Tipps für Ihre Geschichte

  1. Erzählen Sie, was Sie erlebt haben. Geschichten hören alle gern, immer und überall.
  1. Erzählen Sie die Geschichte so, als würden Sie sie einem einzelnen Menschen erzählen, wenn man nett beieinandersitzt und plaudert wie hier der Gysi und der Palmer. Außerdem: Gerüchte können wir ja auch wunderbar weiterreichen, nicht wahr?
  1. Das Zweite, negativ formuliert: Setzen Sie sich nicht unter Druck, etwas wunderschön zu dichten, als wären Sie die Gebrüder Grimm oder der Herr Hans Christian Andersen. Gysi macht das ja auch nicht. Und der Palmer auch nicht. Wir hängen ihnen aber doch an den Lippen.
  1. Wenn Sie die Geschichte für die Rede vorbereiten: Erzählen Sie sie zuerst dem Diktiergerät Ihres Handys. Und zwar so, wie Ihnen der Schnabel gewachsen ist. Dann erst bringen Sie sie gemäß Diktiergerät zu Papier. lebensecht und sprachenfest (dem Volk auf’s Maul schauen – Martin Luther).
  1. Falls im Aufbau noch verbesserbar, achten Sie auf die Länge (wegen der Redezeit) und auf die Struktur der Story. Was hat Gysi hier getan? Gysi hat folgenden Kunstgriff gemacht: a) Er hat die Geschichte mit einem Happy End abgeschlossen: Und 93 kam mein Vater zu mir und sagte: ‚Weißt Du, was mich heute das erste Mal jemand gefragt hat?‘ ‚Nein, was denn?‘ ‚Na ob ich Dein Vater bin!‘ Das war aber ein Happy End nur zum Schein. b) Gysi hat uns nämlich noch eine Überraschung mitgebracht. Die Zugabe: die Begegnung des Kommunisten ausgerechnet mit dem Papst. Der Papst löst das vorherige Happy End vollends auf, überbietet es aber überraschenderweise mit einer herrlichen Pointe, die noch viel besser ist als das erste Happy End zuvor. Was ist das Ergebnis? Alle lachen!
  1. Vorschlag: Auch wenn Sie bei einer Rede am schriftlichen Text festhalten: Eine Geschichte, die Sie selbst erlebt haben, erzählen Sie am besten ganz frei (schon eingeübt, aber eben ganz frei).

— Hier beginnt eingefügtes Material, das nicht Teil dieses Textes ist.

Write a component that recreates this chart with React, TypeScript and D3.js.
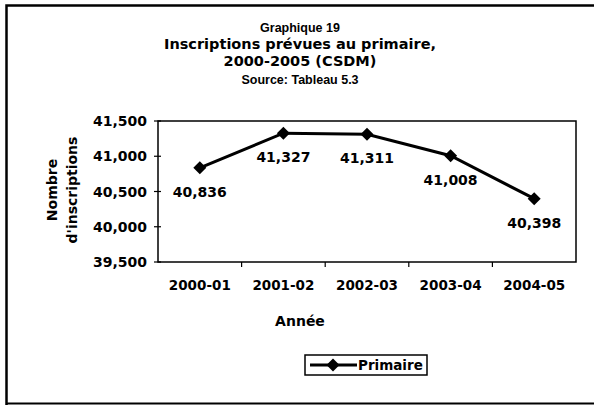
import React from "react";
import * as d3 from "d3";

const categories = ["2000-01", "2001-02", "2002-03", "2003-04", "2004-05"];
const primaire = [40836, 41327, 41311, 41008, 40398];
const yTicks = [39500, 40000, 40500, 41000, 41500];
const titleLines = ["Graphique 19", "Inscriptions prévues au primaire,", "2000-2005 (CSDM)", "Source: Tableau 5.3"];

export default function App() {
  const W = 594, H = 405;
  const left = 158, right = 576, top = 121, bottom = 262;
  const x = d3.scaleBand<string>().domain(categories).range([left, right]);
  const y = d3.scaleLinear().domain([39500, 41500]).range([bottom, top]);
  const fmt = d3.format(",");
  const wide = "DejaVu Sans, sans-serif";
  const arial = "Liberation Sans, Arial, sans-serif";
  const pts = categories.map((c, i) => [x(c)! + x.bandwidth() / 2, y(primaire[i])] as [number, number]);
  const line = d3.line()(pts) || "";
  const diamond = (cx: number, cy: number, r: number) => `M${cx},${cy - r}L${cx + r},${cy}L${cx},${cy + r}L${cx - r},${cy}Z`;
  const titleY = [32, 49, 66, 84];
  return (
    <svg width={W} height={H} style={{ position: "absolute", left: 0, top: 0, background: "#fff" }} fontFamily={wide} fontWeight={700}>
      <rect x={0} y={0} width={W} height={H} fill="#fff" />
      <path d={`M6.5,${H}V5.5H${W}`} fill="none" stroke="#000" strokeWidth={2.5} />
      <line x1={6} x2={W} y1={403.5} y2={403.5} stroke="#000" strokeWidth={2} />
      {titleLines.map((t, i) => {
        const big = i === 1 || i === 2;
        return (
          <text key={i} x={300} y={titleY[i]} textAnchor="middle" fontSize={big ? 14.5 : 12.5}
            fontFamily={big ? wide : arial} fontWeight={700} fill="#000">{t}</text>
        );
      })}
      <rect x={left} y={top} width={right - left} height={bottom - top} fill="none" stroke="#000" strokeWidth={1.5} />
      {yTicks.map(v => (
        <g key={v}>
          <line x1={left - 4} x2={left + 3} y1={y(v)} y2={y(v)} stroke="#000" strokeWidth={1.2} />
          <text x={left - 11} y={y(v) + 5} textAnchor="end" fontSize={14}>{fmt(v)}</text>
        </g>
      ))}
      {categories.map((c, i) => (
        <g key={c}>
          {i > 0 && <line x1={x(c)!} x2={x(c)!} y1={bottom} y2={bottom + 5} stroke="#000" strokeWidth={1.2} />}
          <text x={x(c)! + x.bandwidth() / 2} y={290} textAnchor="middle" fontSize={13.5}>{c}</text>
        </g>
      ))}
      <text x={300} y={326} textAnchor="middle" fontSize={14}>Année</text>
      <g transform="translate(57,190) rotate(-90)">
        <text x={0} y={0} textAnchor="middle" fontSize={14}>Nombre</text>
        <text x={0} y={19.5} textAnchor="middle" fontSize={14}>d'inscriptions</text>
      </g>
      <path d={line} fill="none" stroke="#000" strokeWidth={3} />
      {pts.map((p, i) => (
        <g key={i}>
          <path d={diamond(p[0], p[1], 6.5)} fill="#000" />
          <text x={p[0]} y={p[1] + 29} textAnchor="middle" fontSize={14}>{fmt(primaire[i])}</text>
        </g>
      ))}
      <rect x={305} y={355} width={122} height={20} fill="#fff" stroke="#000" strokeWidth={1.5} />
      <line x1={310} x2={357} y1={365} y2={365} stroke="#000" strokeWidth={3} />
      <path d={diamond(333, 365, 6.5)} fill="#000" />
      <text x={358} y={370} fontSize={13.5}>Primaire</text>
    </svg>
  );
}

Und – ich komme auf den 2.Punkt oben zurück: erzählen Sie sie so, als ob Sie sie im Kaffeehaus einer Freundin erzählten, von der Sie sich insgeheim wünschen, daß sie sie weitererzählt, damit sie viele, viele erfahren. 
  2. Punkt 1 bis 6 beherzigen und alles geht gut! Und schon gehört der Applaus Ihnen.

PS: Den Satz des Landrats von Tübingen will ich Ihnen als Zitat schon auch ans Herz legen: 

‚Es ist schwer genug, sich einen Namen zu machen; aber noch schwieriger ist es, sich einen Vornamen zu machen.‘

PPS: Im Video sehen wir: Boris Palmer erklärt auch sehr gut. In diesem Gespräch zum Beispiel, wie er Umweltschutz und Wirtschaftwachstum miteinander verbinden will und wie er das in Tübingen umsetzt. Wenn Sie Lust auf das ganze Gespräch haben, beobachten Sie gezielt sein Erklärungsgeschick. Mein Fazit: Kein Wunder, daß er nicht mehr bei der Grünen Partei ist: Vernünftig angewandte Intelligenz ist der Feind der widervernünftig dekretierten Ideologie. Das eine ist verantwortungsethisch orientiert, das andere gesinnungsethisch. 

PPPS: Turgenews Väter und Söhne habe ich bereits bestellt. Lücken gehören gefüllt; auch die der Bildung.